In the workforce, the majority of our interviewees had journeys into and through their careers without many female footsteps to follow. They spoke about the difficulty of navigating cultural systems in order to succeed in professions that were originally constructed for men — public policy makers, professors, executives and lawyers.

As we filmed, we spent the day laughing, crying and hanging on to every last detail. After we wrapped, the importance of electing our nation’s first female president was crystal clear in my mind. Although women have come a long way toward achieving equality, our society is still far from equal. Additionally, there are many groups and organizations currently threatening to “turn back the clock” on our fundamental rights. Putting a woman in our nation’s highest office would be a giant, positive step in the right direction when it comes to improving our country’s perception of women. The alternative — electing a candidate who had openly practiced sexism and misogyny — seemed unthinkable.

Before this election, I can only recall crying at work once during my entire career. It was the day of the Newtown shooting. After the election, I spent the entire day sobbing in my cubicle. Snapshots of my conversations with the women I had interviewed played and replayed in my mind as I grappled with disbelief.

Like many other women in this country, the election of Donald Trump left me feeling like refugee in my own country. My fundamental safety, reproductive rights and hope for gender equality all seemed to be under attack.
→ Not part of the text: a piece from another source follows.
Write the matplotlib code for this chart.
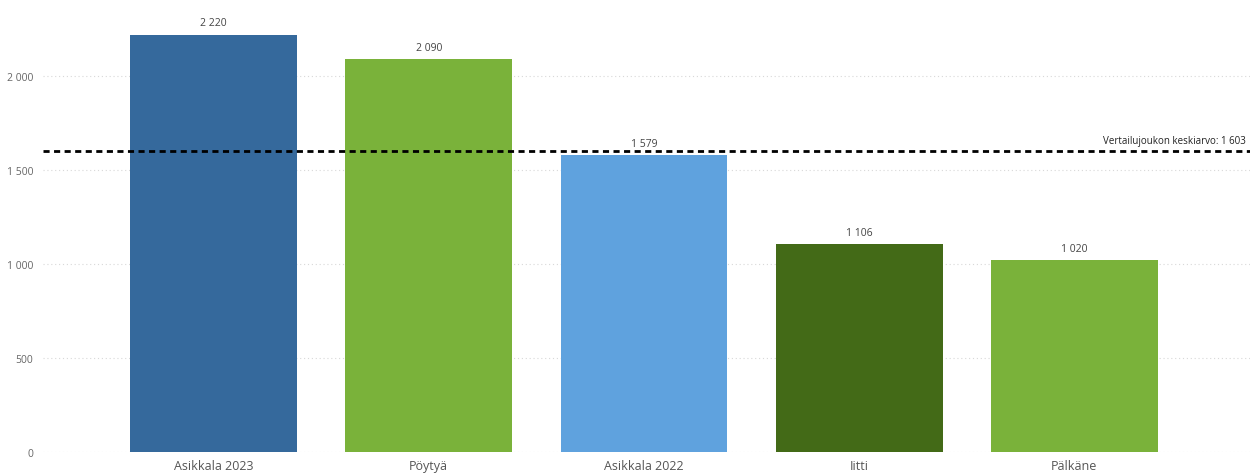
import numpy as np
import matplotlib as mpl
import matplotlib.pyplot as plt
mpl.use('agg')

# data
categories = ["Asikkala 2023", "Pöytyä", "Asikkala 2022", "Iitti", "Pälkäne"]
values = [2220, 2090, 1579, 1106, 1020]
bar_colors = ['#35699c', '#7ab23a', '#5fa2de', '#436a17', '#7ab23a']
avg_value = 1603
avg_label = "Vertailujoukon keskiarvo: "
yticks = [0, 500, 1000, 1500, 2000]


def fmt(v):
    return f"{v:,}".replace(",", " ")


plt.rcParams['font.family'] = ['Open Sans', 'DejaVu Sans']

fig = plt.figure(figsize=(12.55, 4.77), dpi=100)
ax = fig.add_axes([0.0343, 0.0495, 0.9617, 0.925])

x = np.arange(len(categories))
bars = ax.bar(x, values, width=0.775, color=bar_colors, zorder=2)

for xi, v in zip(x, values):
    ax.text(xi, v + 35, fmt(v), ha='center', va='bottom', fontsize=7.5, color='#444444')

ax.axhline(avg_value, color='black', linestyle=(0, (2.2, 1.6)), linewidth=2.0, zorder=3)
ax.text(0.997, avg_value + 25, avg_label + fmt(avg_value), transform=ax.get_yaxis_transform(),
        ha='right', va='bottom', fontsize=7, color='#222222')

ax.set_xlim(-0.792, 4.816)
ax.set_ylim(0, 2345)
ax.set_yticks(yticks)
ax.set_yticklabels([fmt(t) for t in yticks])
ax.set_xticks(x)
ax.set_xticklabels(categories)

ax.grid(axis='y', linestyle=(0, (1, 2.5)), color='#d8d8d8', linewidth=0.8, zorder=0)
for s in ax.spines.values():
    s.set_visible(False)
ax.tick_params(axis='y', length=0, pad=7, labelsize=7.5, labelcolor='#666666')
ax.tick_params(axis='x', length=0, pad=5, labelsize=9, labelcolor='#555555')

fig.savefig('out.png', dpi=100)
I felt deeply betrayed by the place I call home.

My post-election grief was not only centered upon Hillary Clinton‘s loss. Donald Trump had built a platform based primarily on messages of hate, oppression and self-interest. He had bragged about treating women as sexual objects to be grabbed, owned and used. And he won.

In the weeks that followed, one light shone at the end of the tunnel. It was the Women’s March on Washington.

Through all of the disheartening truths that I’ve learned about my country through this election, the Women’s March is proof to me that I am not alone. Millions of women across the United States are willing to stand up for themselves  — both in our nation’s capital and in their home cities. They are willing to stand in solidarity with each other, and defend important issues like reproductive rights and protection against domestic and sexual violence. They will standing up to support each other.

So this is where I leave you, for now. I will be marching in Washington, D.C. with five other brilliant women from Columbus, Ohio, the day after the inauguration of our 45th president. We will be participating in a movement that will hopefully make the world safer, more equitable and full of unbiased possibility for future generations of women.